**Exercise prompt:** Copy the data exactly as it appears, and do not include any pictures.

**Data extract:**

-- -- --

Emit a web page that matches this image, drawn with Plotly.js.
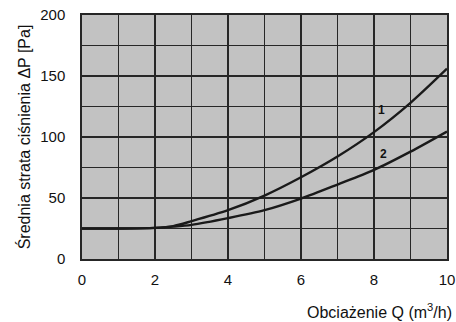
<!DOCTYPE html>
<html>
<head>
<meta charset="utf-8">
<script src="https://cdn.plot.ly/plotly-3.0.1.min.js"></script>
<style>html,body{margin:0;padding:0;background:#fff;}#chart{width:456px;height:322px;}</style>
</head>
<body>
<div id="chart"></div>
<script>
const flowQ = [0, 1, 2, 2.5, 3, 4, 5, 6, 7, 8, 9, 10];
const curve1 = [25, 25, 25.5, 27, 31, 40, 52, 67, 84, 104, 128, 156];
const curve2 = [25, 25, 25.5, 26.5, 28, 33.5, 40, 49.5, 61, 73, 88, 104.5];
const curveLabels = ["1", "2"];
const labelPos = [[8.2, 122], [8.25, 86]];
const xTicks = [0, 2, 4, 6, 8, 10];
const yTicks = [0, 50, 100, 150, 200];

const font = {family: 'Liberation Sans, Arial, sans-serif', color: '#111111'};
const lineStyle = {color: '#1a1a1a', width: 2.4, shape: 'spline', smoothing: 0.8};

const traces = [
  {x: flowQ, y: curve1, mode: 'lines', line: lineStyle, hoverinfo: 'skip'},
  {x: flowQ, y: curve2, mode: 'lines', line: lineStyle, hoverinfo: 'skip'}
];

const annotations = curveLabels.map((t, i) => ({
  x: labelPos[i][0], y: labelPos[i][1], text: '<b>' + t + '</b>', showarrow: false,
  font: {family: font.family, color: font.color, size: 12}
}));
annotations.push({
  xref: 'paper', yref: 'paper', x: 1.02, y: -0.215, xanchor: 'right', yanchor: 'middle',
  text: 'Obciażenie Q (m<sup>3</sup>/h)', showarrow: false,
  font: {family: font.family, color: font.color, size: 16}
});

const gridCol = '#262626';
const layout = {
  width: 456, height: 322,
  margin: {l: 82, r: 9, t: 15, b: 63},
  paper_bgcolor: '#ffffff',
  plot_bgcolor: '#c2c2c2',
  showlegend: false,
  font: {family: font.family, color: font.color, size: 13},
  xaxis: {
    range: [0, 10], tickvals: xTicks, ticktext: xTicks.map(String),
    showgrid: true, gridcolor: gridCol, gridwidth: 1.7,
    minor: {dtick: 1, showgrid: true, gridcolor: gridCol, gridwidth: 1.7},
    zeroline: false, showline: true, mirror: true, linecolor: gridCol, linewidth: 1.7,
    ticks: '', ticklabelstandoff: 6,
    tickfont: {family: font.family, color: font.color, size: 15}
  },
  yaxis: {
    range: [0, 200], tickvals: yTicks, ticktext: yTicks.map(String),
    showgrid: true, gridcolor: gridCol, gridwidth: 1.7,
    minor: {dtick: 25, showgrid: true, gridcolor: gridCol, gridwidth: 1.7},
    zeroline: false, showline: true, mirror: true, linecolor: gridCol, linewidth: 1.7,
    ticks: '', ticklabelstandoff: 12,
    tickfont: {family: font.family, color: font.color, size: 15},
    title: {text: 'Średnia strata ciśnienia ΔP [Pa]', standoff: 6, font: {family: font.family, color: font.color, size: 16}}
  },
  annotations: annotations
};

Plotly.newPlot('chart', traces, layout, {displayModeBar: false, staticPlot: true});
</script>
</body>
</html>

-- -- --

**Exercise solution:**
Emit a web page that matches this image, drawn with Plotly.js.
<!DOCTYPE html>
<html>
<head>
<meta charset="utf-8">
<script src="https://cdn.plot.ly/plotly-3.0.1.min.js"></script>
<style>html,body{margin:0;padding:0;background:#fff;}#chart{width:456px;height:322px;}</style>
</head>
<body>
<div id="chart"></div>
<script>
const flowQ = [0, 1, 2, 2.5, 3, 4, 5, 6, 7, 8, 9, 10];
const curve1 = [25, 25, 25.5, 27, 31, 40, 52, 67, 84, 104, 128, 156];
const curve2 = [25, 25, 25.5, 26.5, 28, 33.5, 40, 49.5, 61, 73, 88, 104.5];
const curveLabels = ["1", "2"];
const labelPos = [[8.2, 122], [8.25, 86]];
const xTicks = [0, 2, 4, 6, 8, 10];
const yTicks = [0, 50, 100, 150, 200];

const font = {family: 'Liberation Sans, Arial, sans-serif', color: '#111111'};
const lineStyle = {color: '#1a1a1a', width: 2.4, shape: 'spline', smoothing: 0.8};

const traces = [
  {x: flowQ, y: curve1, mode: 'lines', line: lineStyle, hoverinfo: 'skip'},
  {x: flowQ, y: curve2, mode: 'lines', line: lineStyle, hoverinfo: 'skip'}
];

const annotations = curveLabels.map((t, i) => ({
  x: labelPos[i][0], y: labelPos[i][1], text: '<b>' + t + '</b>', showarrow: false,
  font: {family: font.family, color: font.color, size: 12}
}));
annotations.push({
  xref: 'paper', yref: 'paper', x: 1.02, y: -0.215, xanchor: 'right', yanchor: 'middle',
  text: 'Obciażenie Q (m<sup>3</sup>/h)', showarrow: false,
  font: {family: font.family, color: font.color, size: 16}
});

const gridCol = '#262626';
const layout = {
  width: 456, height: 322,
  margin: {l: 82, r: 9, t: 15, b: 63},
  paper_bgcolor: '#ffffff',
  plot_bgcolor: '#c2c2c2',
  showlegend: false,
  font: {family: font.family, color: font.color, size: 13},
  xaxis: {
    range: [0, 10], tickvals: xTicks, ticktext: xTicks.map(String),
    showgrid: true, gridcolor: gridCol, gridwidth: 1.7,
    minor: {dtick: 1, showgrid: true, gridcolor: gridCol, gridwidth: 1.7},
    zeroline: false, showline: true, mirror: true, linecolor: gridCol, linewidth: 1.7,
    ticks: '', ticklabelstandoff: 6,
    tickfont: {family: font.family, color: font.color, size: 15}
  },
  yaxis: {
    range: [0, 200], tickvals: yTicks, ticktext: yTicks.map(String),
    showgrid: true, gridcolor: gridCol, gridwidth: 1.7,
    minor: {dtick: 25, showgrid: true, gridcolor: gridCol, gridwidth: 1.7},
    zeroline: false, showline: true, mirror: true, linecolor: gridCol, linewidth: 1.7,
    ticks: '', ticklabelstandoff: 12,
    tickfont: {family: font.family, color: font.color, size: 15},
    title: {text: 'Średnia strata ciśnienia ΔP [Pa]', standoff: 6, font: {family: font.family, color: font.color, size: 16}}
  },
  annotations: annotations
};

Plotly.newPlot('chart', traces, layout, {displayModeBar: false, staticPlot: true});
</script>
</body>
</html>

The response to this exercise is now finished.